Le récit de Pascal Bruckner est plus « léger », plus distancié… avec des moments certes, de découragement et d'exaspération croissants du fils… mais au bout du compte ce fils se construira « Contre »… grâce à cette phénoménale opposition au Père…
l'extrait suivant que j'ai choisi donne le ton de l'ensemble de cette autobiographie :
Les pères brutaux ont un avantage: ils ne vous engourdissent pas avec leur douceur, leur mièvrerie, ne cherchent pas à jouer les grands frères ou les copains. Ils vous réveillent comme une décharge électrique, font de vous un éternel combattant ou un éternel opprimé. le mien m'a communiqué sa rage: de cela je lui suis reconnaissant. La haine qu'il m'a inculquée m'a aussi sauvé. (p.17)

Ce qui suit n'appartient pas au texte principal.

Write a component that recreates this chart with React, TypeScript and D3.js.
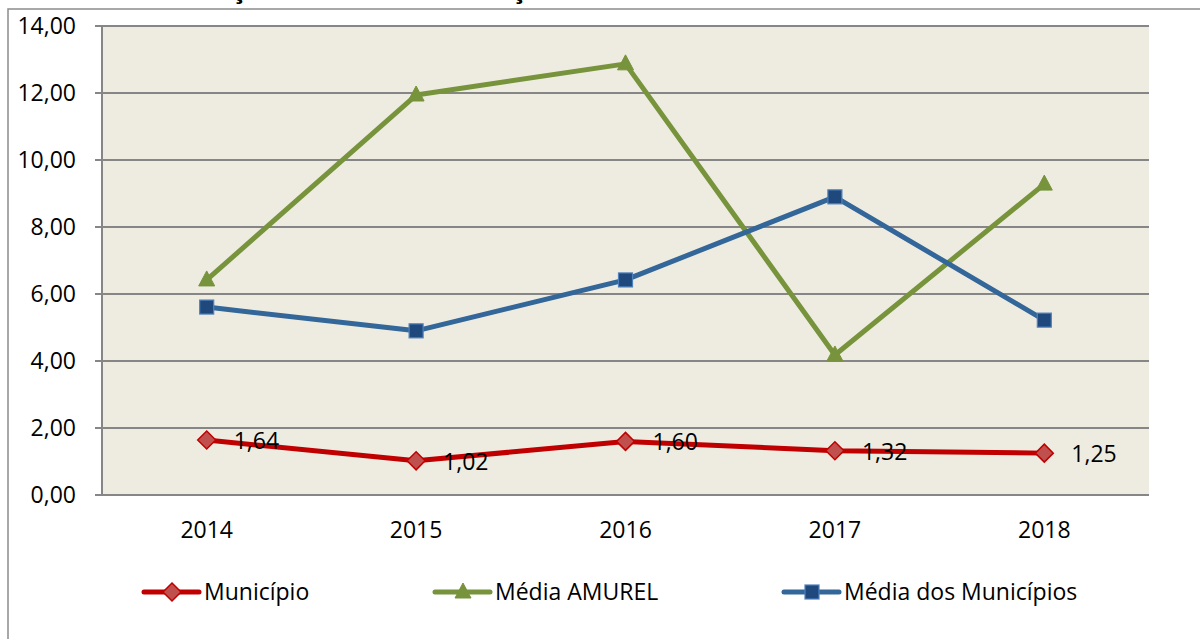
import React from "react";
import * as d3 from "d3";

const years = ["2014", "2015", "2016", "2017", "2018"];
const municipio = [1.64, 1.02, 1.6, 1.32, 1.25];
const mediaAmurel = [6.42, 11.94, 12.87, 4.18, 9.28];
const mediaMunicipios = [5.61, 4.9, 6.42, 8.9, 5.22];
const yTicks = [0, 2, 4, 6, 8, 10, 12, 14];
const seriesNames = ["Município", "Média AMUREL", "Média dos Municípios"];
const titleText = "Gráfico 11 – Evolução do Índice da Situação Financeira – 2014 a 2018";

const W = 1200;
const H = 639;
const plot = { left: 102, right: 1149, top: 26, bottom: 495 };
const FONT = "'Open Sans', sans-serif";
const FS = 23;

const fmt = (v: number) => v.toFixed(2).replace(".", ",");

function Marker({ kind, x, y }: { kind: string; x: number; y: number }) {
  if (kind === "diamond") {
    const s = 9;
    return (
      <path
        d={`M${x},${y - s}L${x + s},${y}L${x},${y + s}L${x - s},${y}Z`}
        fill="#C0504D"
        stroke="#C00000"
        strokeWidth={1.5}
      />
    );
  }
  if (kind === "triangle") {
    const s = 8;
    return (
      <path
        d={`M${x},${y - s - 1}L${x + s},${y + s - 2}L${x - s},${y + s - 2}Z`}
        fill="#77933C"
        stroke="#77933C"
        strokeWidth={1}
      />
    );
  }
  const s = 7;
  return (
    <rect x={x - s} y={y - s} width={2 * s} height={2 * s} fill="#1F497D" stroke="#4F81BD" strokeWidth={1.2} />
  );
}

export default function App() {
  const x = d3.scalePoint<string>().domain(years).range([plot.left, plot.right]).padding(0.5);
  const y = d3.scaleLinear().domain([0, 14]).range([plot.bottom, plot.top]);
  const line = d3
    .line<number>()
    .x((_, i) => x(years[i]) as number)
    .y((d) => y(d));

  const series = [
    { name: seriesNames[0], data: municipio, color: "#C00000", marker: "diamond" },
    { name: seriesNames[1], data: mediaAmurel, color: "#77933C", marker: "triangle" },
    { name: seriesNames[2], data: mediaMunicipios, color: "#336699", marker: "square" },
  ];
  const drawOrder = [1, 2, 0];
  const legendX = [144, 435, 784];
  const legendY = 592;

  return (
    <svg
      width={W}
      height={H}
      viewBox={`0 0 ${W} ${H}`}
      style={{ position: "absolute", left: 0, top: 0, background: "#fff" }}
      fontFamily={FONT}
    >
      <rect width={W} height={H} fill="#fff" />
      <text x={6} y={-1.5} fontSize={20} fontWeight="bold" fill="#000" textLength={866} lengthAdjust="spacingAndGlyphs">
        {titleText}
      </text>
      <rect x={8} y={9} width={W + 10} height={H + 10} fill="none" stroke="#8C8C8C" strokeWidth={1.5} />
      <rect
        x={plot.left}
        y={plot.top}
        width={plot.right - plot.left}
        height={plot.bottom - plot.top}
        fill="#EEECE1"
      />
      {yTicks.map((t) => (
        <g key={t}>
          <line x1={95} x2={plot.right} y1={y(t)} y2={y(t)} stroke="#868686" strokeWidth={2} />
          <text x={76} y={y(t)} dy="0.35em" textAnchor="end" fontSize={FS} fill="#000">
            {fmt(t)}
          </text>
        </g>
      ))}
      <line x1={plot.left} x2={plot.left} y1={plot.top} y2={plot.bottom} stroke="#868686" strokeWidth={2} />
      {years.map((yr) => (
        <text key={yr} x={x(yr)} y={538} textAnchor="middle" fontSize={FS} fill="#000">
          {yr}
        </text>
      ))}
      {drawOrder.map((si) => {
        const s = series[si];
        return (
          <g key={s.name}>
            <path d={line(s.data) || ""} fill="none" stroke={s.color} strokeWidth={5} strokeLinejoin="round" />
            {s.data.map((v, i) => (
              <Marker key={i} kind={s.marker} x={x(years[i]) as number} y={y(v)} />
            ))}
          </g>
        );
      })}
      {municipio.map((v, i) => (
        <text key={i} x={(x(years[i]) as number) + 27} y={y(v) + 1} dy="0.35em" fontSize={FS} fill="#000">
          {fmt(v)}
        </text>
      ))}
      {series.map((s, i) => (
        <g key={s.name}>
          <line
            x1={legendX[i]}
            x2={legendX[i] + 55}
            y1={legendY}
            y2={legendY}
            stroke={s.color}
            strokeWidth={5}
            strokeLinecap="round"
          />
          <Marker kind={s.marker} x={legendX[i] + 28} y={legendY} />
          <text x={legendX[i] + 60} y={legendY} dy="0.35em" fontSize={FS} fill="#000">
            {s.name}
          </text>
        </g>
      ))}
    </svg>
  );
}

« Je n'ai qu'une certitude : mon père m'a permis de penser mieux en pensant contre lui. Je suis sa défaite : c'est le plus beau cadeau qu'il m'ait fait. » (p.251)
« le doigt de la sorcière s'appelle les liens du sang, les lois de l'hérédité, le poids de la mémoire, de la génétique, qu'importe l'explication que l'on donne, ce doigt me retient et fait de moi, quoi que je veuille, toujours un fils et un fils de. S'émanciper, c'est s'arracher à ses origines tout en les assumant. » (p.186)

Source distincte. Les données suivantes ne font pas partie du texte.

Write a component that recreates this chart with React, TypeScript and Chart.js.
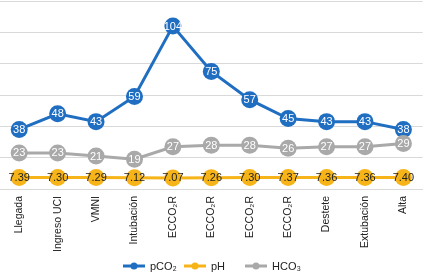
import React, { useEffect, useRef } from "react";
import { Chart, registerables } from "chart.js";

Chart.register(...registerables);

const categories = [
  "Llegada", "Ingreso UCI", "VMNI", "Intubación", "ECCO₂R", "ECCO₂R", "ECCO₂R", "ECCO₂R", "Destete", "Extubación", "Alta",
];
const pco2 = [38, 48, 43, 59, 104, 75, 57, 45, 43, 43, 38];
const ph = [7.39, 7.3, 7.29, 7.12, 7.07, 7.26, 7.3, 7.37, 7.36, 7.36, 7.4];
const hco3 = [23, 23, 21, 19, 27, 28, 28, 26, 27, 27, 29];
const seriesNames = ["pCO₂", "pH", "HCO₃"];
const colors = ["#1F6EC2", "#F7B418", "#A9A9A9"];
const labelColors = ["#FFFFFF", "#222222", "#FFFFFF"];
const decimals = [0, 2, 0];

const FONT = "'Liberation Sans', Arial, sans-serif";

const dataLabels = {
  id: "dataLabels",
  afterDatasetDraw(chart: any, args: any) {
    const i = args.index;
    const meta = args.meta;
    const ds = chart.data.datasets[i];
    const ctx = chart.ctx;
    ctx.save();
    ctx.font = `11px ${FONT}`;
    ctx.textAlign = "center";
    ctx.textBaseline = "middle";
    ctx.fillStyle = labelColors[i];
    meta.data.forEach((pt: any, j: number) => {
      const v = ds.data[j] as number;
      ctx.fillText(v.toFixed(decimals[i]), pt.x, pt.y + 0.5);
    });
    ctx.restore();
  },
};

const customLegend = {
  id: "customLegend",
  afterDraw(chart: any) {
    const ctx = chart.ctx;
    const slot = 61;
    const y = chart.height - 11;
    let x = chart.width / 2 - 88.5;
    ctx.save();
    ctx.font = `11px ${FONT}`;
    ctx.textBaseline = "middle";
    ctx.textAlign = "left";
    chart.data.datasets.forEach((ds: any, i: number) => {
      ctx.strokeStyle = colors[i];
      ctx.lineWidth = 3;
      ctx.beginPath();
      ctx.moveTo(x, y);
      ctx.lineTo(x + 22, y);
      ctx.stroke();
      ctx.fillStyle = colors[i];
      ctx.beginPath();
      ctx.arc(x + 11, y, 3.5, 0, Math.PI * 2);
      ctx.fill();
      ctx.fillStyle = "#222222";
      ctx.fillText(ds.label, x + 27, y + 0.5);
      x += slot;
    });
    ctx.restore();
  },
};

export default function App() {
  const ref = useRef<HTMLCanvasElement>(null);
  useEffect(() => {
    const series = [pco2, ph, hco3];
    const chart = new Chart(ref.current!, {
      type: "line",
      data: {
        labels: categories,
        datasets: series.map((d, i) => ({
          label: seriesNames[i],
          data: d,
          borderColor: colors[i],
          backgroundColor: colors[i],
          pointBackgroundColor: colors[i],
          pointBorderColor: colors[i],
          pointRadius: 8.5,
          pointBorderWidth: 0,
          borderWidth: 3,
          tension: 0,
          order: 3 - i,
          clip: false,
        })),
      },
      options: {
        animation: false,
        responsive: false,
        layout: { autoPadding: false, padding: { top: 1, left: 0, right: 0, bottom: 21 } },
        scales: {
          x: {
            offset: true,
            grid: { display: false, drawTicks: false },
            border: { display: true, color: "#D9D9D9", width: 1 },
            afterFit: (s: any) => {
              s.height = 67;
            },
            ticks: {
              minRotation: 90,
              maxRotation: 90,
              padding: 7,
              color: "#222222",
              font: { family: FONT, size: 10.5 },
            },
          },
          y: {
            min: 0,
            max: 120,
            ticks: { display: false, stepSize: 20 },
            grid: { color: "#D9D9D9", drawTicks: false },
            border: { display: false },
          },
        },
        plugins: {
          tooltip: { enabled: false },
          legend: { display: false },
        },
      },
      plugins: [dataLabels, customLegend],
    });
    return () => chart.destroy();
  }, []);
  return (
    <div style={{ position: "fixed", left: 0, top: 0, width: 423, height: 277, background: "#fff" }}>
      <canvas ref={ref} width={423} height={277} style={{ width: 423, height: 277 }} />
    </div>
  );
}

Un livre qui évite tous les écueils des larmoiements ou ressassements accusateurs… pour rester dans l'amour de la vie, des autres et de l'écriture. Un texte plein d'humour , de dérision et d'auto-dérision …
regorgeant au-delà des souvenirs pesants, de « joyeusetés »…

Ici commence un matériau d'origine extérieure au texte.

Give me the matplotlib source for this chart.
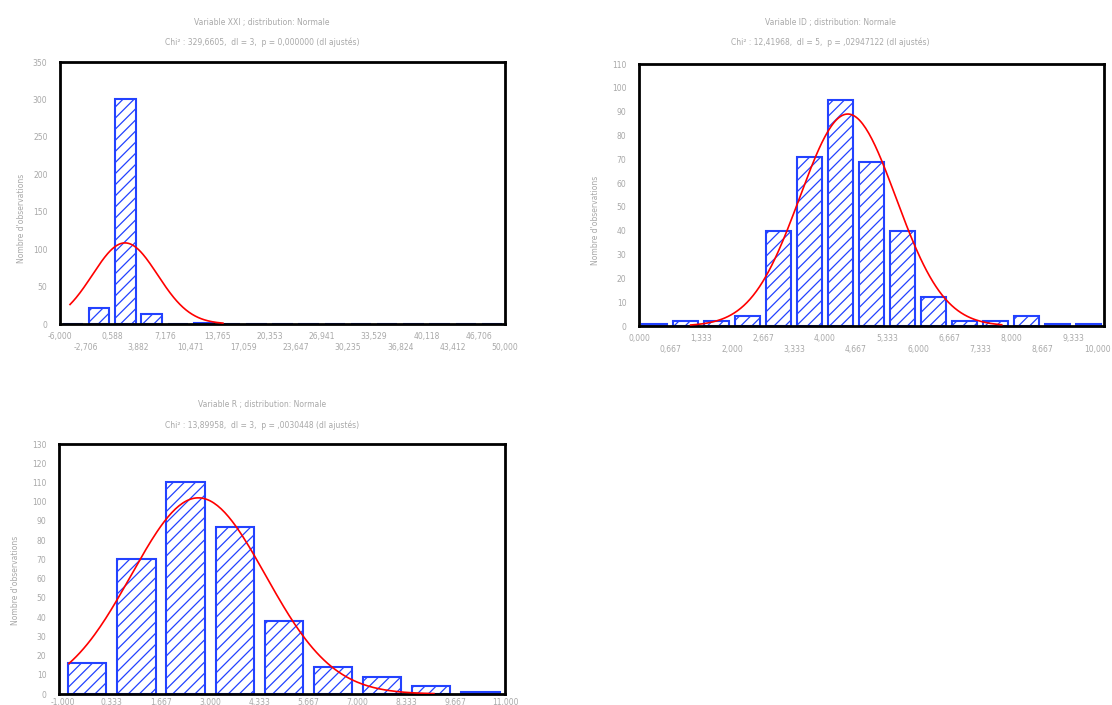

Ce récit en dépit de ces rapports père-fils éprouvants, sombres, est un texte relativement apaisé, où l'auteur répète qu'en réaction à toute cette haine , cette agressivité contenues dans son père, il a choisi, construit son chemin personnel aux antipodes . Il a développé un désir démultiplié d'apprendre, de connaître, d'expérimenter, d'aimer doublement les gens , l'existence, de prendre des engagements contraire à tout le poison idéologique distillé dans son enfance et adolescence…. de se construire son univers par l'écriture et ses rencontres personnelles dont un mariage avec une compagne de confession juive !!!
« le monde est un appel et une promesse : il y a partout des êtres remarquables, des chefs d'oeuvre à découvrir. Il y a trop à désirer, trop à apprendre et beaucoup de pages à écrire. Tant qu'on crée, tant qu'on aime, on demeure vivant. «
Autobiographie de Pascal Bruckner.
De lui je n'ai lu qu' "un petit mari", qui ne m'a pas laissé un souvenir impérissable. C'est donc quelqu'un que je ne connais pas plus que ça.
Et dès le début ça démarre très fort. Petit garçon élevé dans la tradition catholique, il adresse des prières pour que son père décède. Faut dire que le papounet y va fort, on pourrait résumer par : un gros con. Violent, antisémite, raciste, il tape sur sa femme, son fils aussi, parfois c'est juste pour soulager une journée trop chargée. Son attitude forgera le caractère de son fils et celui-ci deviendra en tout son opposé.
Malgré toute cette violence, on ressent tout au long du livre un certain amour de la figure paternel. L'écriture est débridée, empreinte de pudeur et de sensibilité, l'auteur visiblement ne cache rien. Un livre qui n'est pas un règlement de compte mais qui est plus un bilan pour faire le point sur le passé peut-être tout simplement pour mieux l'évacuer.
Certains ont espéré, enfant, être adoptés pour rejeter et nier la filiation douloureuse dont ils sont issus. D'autres, comme Pascal Bruckner, âgé alors de 10 ans, à même prier pour que son père meurt.
La filiation de Pascal Bruckner est très douloureuse, elle ressemble beaucoup à celle de Gérard Garouste qu'il décrit dans: L'intranquille, autoportrait d'un fils, d'un peintre, d'un fou.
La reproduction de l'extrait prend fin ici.